## TASK DIRECTIONS:
Skip all pictures. Write out the data below from its first line through the line that contains "-0.026, -0.025, -0.024]".

## DATA PROVIDED:
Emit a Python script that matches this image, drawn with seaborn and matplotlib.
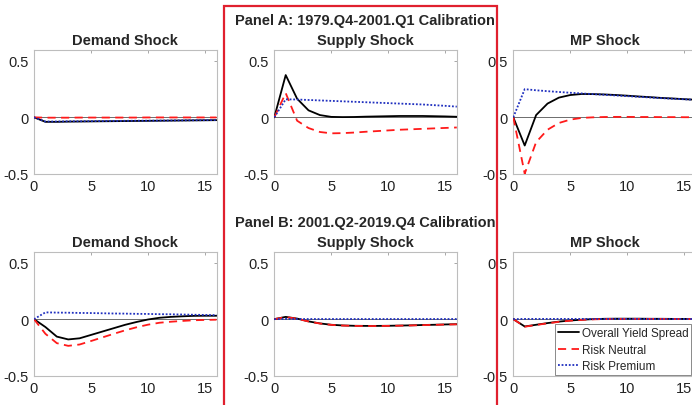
import numpy as np
import pandas as pd
import matplotlib
matplotlib.use("Agg")
import matplotlib.pyplot as plt
import seaborn as sns
from matplotlib.patches import Rectangle

horizon = list(range(17))

# Panel A (1979.Q4-2001.Q1)
a_demand_total = [0, -0.04, -0.04, -0.038, -0.037, -0.036, -0.035, -0.034, -0.033, -0.032, -0.031, -0.030, -0.029, -0.028, -0.027, -0.026, -0.025]
a_demand_rn    = [0, -0.003, -0.003, -0.003, -0.002, -0.002, -0.002, -0.002, -0.002, -0.002, -0.001, -0.001, -0.001, -0.001, -0.001, -0.001, -0.001]
a_demand_rp    = [0, -0.037, -0.037, -0.035, -0.035, -0.034, -0.033, -0.032, -0.031, -0.030, -0.030, -0.029, -0.028, -0.027, -0.026, -0.025, -0.024]

a_supply_rp    = [0, 0.160, 0.158, 0.154, 0.150, 0.146, 0.142, 0.138, 0.134, 0.130, 0.126, 0.122, 0.118, 0.114, 0.108, 0.102, 0.095]
a_supply_rn    = [0, 0.215, -0.03, -0.095, -0.13, -0.142, -0.140, -0.135, -0.128, -0.122, -0.116, -0.110, -0.106, -0.102, -0.098, -0.094, -0.090]
a_supply_total = [0, 0.375, 0.165, 0.062, 0.020, 0.004, 0.002, 0.003, 0.006, 0.008, 0.010, 0.012, 0.012, 0.012, 0.010, 0.008, 0.005]

a_mp_rp    = [0, 0.250, 0.240, 0.232, 0.225, 0.218, 0.212, 0.206, 0.200, 0.194, 0.188, 0.182, 0.176, 0.170, 0.165, 0.160, 0.155]
a_mp_rn    = [0, -0.500, -0.220, -0.110, -0.050, -0.020, -0.005, 0.000, 0.003, 0.004, 0.004, 0.003, 0.003, 0.002, 0.002, 0.001, 0.001]
a_mp_total = [0, -0.250, 0.020, 0.122, 0.175, 0.198, 0.207, 0.206, 0.203, 0.198, 0.192, 0.185, 0.179, 0.172, 0.167, 0.161, 0.156]

# Panel B (2001.Q2-2019.Q4)
b_demand_rp    = [0, 0.060, 0.058, 0.057, 0.055, 0.054, 0.052, 0.050, 0.049, 0.047, 0.046, 0.044, 0.043, 0.041, 0.039, 0.037, 0.035]
b_demand_rn    = [0, -0.130, -0.213, -0.237, -0.225, -0.194, -0.162, -0.130, -0.099, -0.072, -0.049, -0.032, -0.023, -0.016, -0.010, -0.007, -0.005]
b_demand_total = [0, -0.070, -0.155, -0.180, -0.170, -0.140, -0.110, -0.080, -0.050, -0.025, -0.003, 0.012, 0.020, 0.025, 0.029, 0.030, 0.030]

b_supply_total = [0, 0.020, 0.005, -0.020, -0.038, -0.050, -0.056, -0.059, -0.060, -0.060, -0.059, -0.057, -0.055, -0.052, -0.050, -0.047, -0.045]
b_supply_rn    = [0, 0.018, 0.004, -0.021, -0.039, -0.051, -0.057, -0.060, -0.061, -0.061, -0.060, -0.058, -0.056, -0.053, -0.051, -0.048, -0.046]
b_supply_rp    = [0, 0.002, 0.001, 0.001, 0.001, 0.001, 0.001, 0.001, 0.001, 0.001, 0.001, 0.001, 0.001, 0.001, 0.001, 0.001, 0.001]

b_mp_total = [0, -0.065, -0.050, -0.035, -0.022, -0.012, -0.005, 0.000, 0.003, 0.004, 0.004, 0.004, 0.003, 0.003, 0.002, 0.002, 0.001]
b_mp_rn    = [0, -0.067, -0.052, -0.037, -0.024, -0.014, -0.007, -0.002, 0.001, 0.002, 0.002, 0.002, 0.002, 0.002, 0.001, 0.001, 0.000]
b_mp_rp    = [0, 0.002, 0.002, 0.002, 0.002, 0.002, 0.002, 0.002, 0.002, 0.002, 0.002, 0.002, 0.001, 0.001, 0.001, 0.001, 0.001]

series_names = ["Overall Yield Spread", "Risk Neutral", "Risk Premium"]
shock_titles = ["Demand Shock", "Supply Shock", "MP Shock"]
panel_titles = ["Panel A: 1979.Q4-2001.Q1 Calibration", "Panel B: 2001.Q2-2019.Q4 Calibration"]
xtick_vals = [0, 5, 10, 15]
ytick_vals = [-0.5, 0, 0.5]
ytick_labels = ["-0.5", "0", "0.5"]

data = {
    (0, 0): (a_demand_total, a_demand_rn, a_demand_rp),
    (0, 1): (a_supply_total, a_supply_rn, a_supply_rp),
    (0, 2): (a_mp_total, a_mp_rn, a_mp_rp),
    (1, 0): (b_demand_total, b_demand_rn, b_demand_rp),
    (1, 1): (b_supply_total, b_supply_rn, b_supply_rp),
    (1, 2): (b_mp_total, b_mp_rn, b_mp_rp),
}

sns.set_theme(style="white")
plt.rcParams['font.family'] = ['Liberation Sans', 'DejaVu Sans']

W, H = 692, 406
fig = plt.figure(figsize=(W / 100, H / 100), dpi=100)

col_left = [34, 274.3, 513.3]
ax_w = 182.5
row_top = [50.7, 252.5]
ax_h = 124

palette = {"Overall Yield Spread": "black", "Risk Neutral": "#ff1a1a", "Risk Premium": "#1f2fbf"}
dashes = {"Overall Yield Spread": "", "Risk Neutral": (4.5, 3), "Risk Premium": (1, 1)}

for (r, c), vals in data.items():
    left = col_left[c] / W
    bottom = 1 - (row_top[r] + ax_h) / H
    ax = fig.add_axes([left, bottom, ax_w / W, ax_h / H])
    ax.axhline(0, color="#555555", lw=0.6, zorder=1)
    frames = []
    for name, v in zip(series_names, vals):
        frames.append(pd.DataFrame({"h": horizon, "val": v, "series": name}))
    df = pd.concat(frames, ignore_index=True)
    sns.lineplot(data=df, x="h", y="val", hue="series", style="series",
                 palette=palette, dashes=dashes, hue_order=series_names,
                 style_order=series_names, ax=ax, lw=1.3, legend=(r == 1 and c == 2), zorder=3)
    ax.set_xlim(0, 16)
    ax.set_ylim(-0.5, 0.6)
    ax.set_xticks(xtick_vals)
    ax.set_xticklabels([str(t) for t in xtick_vals])
    ax.set_yticks(ytick_vals)
    ax.set_yticklabels(ytick_labels)
    ax.set_xlabel("")
    ax.set_ylabel("")
    ax.tick_params(direction="in", length=2.5, width=0.6, color="#999999",
                   labelsize=10.5, top=True, right=True, pad=3.8, labelcolor="#222222")
    for s in ax.spines.values():
        s.set_color("#bdbdbd")
        s.set_linewidth(0.8)
    ax.set_title(shock_titles[c], fontsize=10.5, fontweight="bold", pad=4)
    if r == 1 and c == 2:
        leg = ax.legend(loc="upper left", bbox_to_anchor=(555 / W, 1 - 325 / H),
                        bbox_transform=fig.transFigure, fontsize=8.5,
                        frameon=True, fancybox=False, borderpad=0.25, labelspacing=0.4,
                        handlelength=1.8, handletextpad=0.2, borderaxespad=0.0)
        leg.get_frame().set_edgecolor("#555555")
        leg.get_frame().set_linewidth(0.6)
        leg.set_title(None)

# panel titles
fig.text(365 / W, 1 - 21.5 / H, panel_titles[0], ha="center", va="center",
         fontsize=10.5, fontweight="bold")
fig.text(365 / W, 1 - 223 / H, panel_titles[1], ha="center", va="center",
         fontsize=10.5, fontweight="bold")

# red frame around the middle column
rect = Rectangle((223.5 / W, -0.05), (497 - 223.5) / W, 1.05 - 7 / H,
                 transform=fig.transFigure, fill=False, edgecolor="#e0202e",
                 lw=1.6, zorder=10, clip_on=False)
fig.patches.append(rect)

fig.savefig("out.png", dpi=100)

## ANSWER TO THE TASK:
Emit a Python script that matches this image, drawn with seaborn and matplotlib.
import numpy as np
import pandas as pd
import matplotlib
matplotlib.use("Agg")
import matplotlib.pyplot as plt
import seaborn as sns
from matplotlib.patches import Rectangle

horizon = list(range(17))

# Panel A (1979.Q4-2001.Q1)
a_demand_total = [0, -0.04, -0.04, -0.038, -0.037, -0.036, -0.035, -0.034, -0.033, -0.032, -0.031, -0.030, -0.029, -0.028, -0.027, -0.026, -0.025]
a_demand_rn    = [0, -0.003, -0.003, -0.003, -0.002, -0.002, -0.002, -0.002, -0.002, -0.002, -0.001, -0.001, -0.001, -0.001, -0.001, -0.001, -0.001]
a_demand_rp    = [0, -0.037, -0.037, -0.035, -0.035, -0.034, -0.033, -0.032, -0.031, -0.030, -0.030, -0.029, -0.028, -0.027, -0.026, -0.025, -0.024]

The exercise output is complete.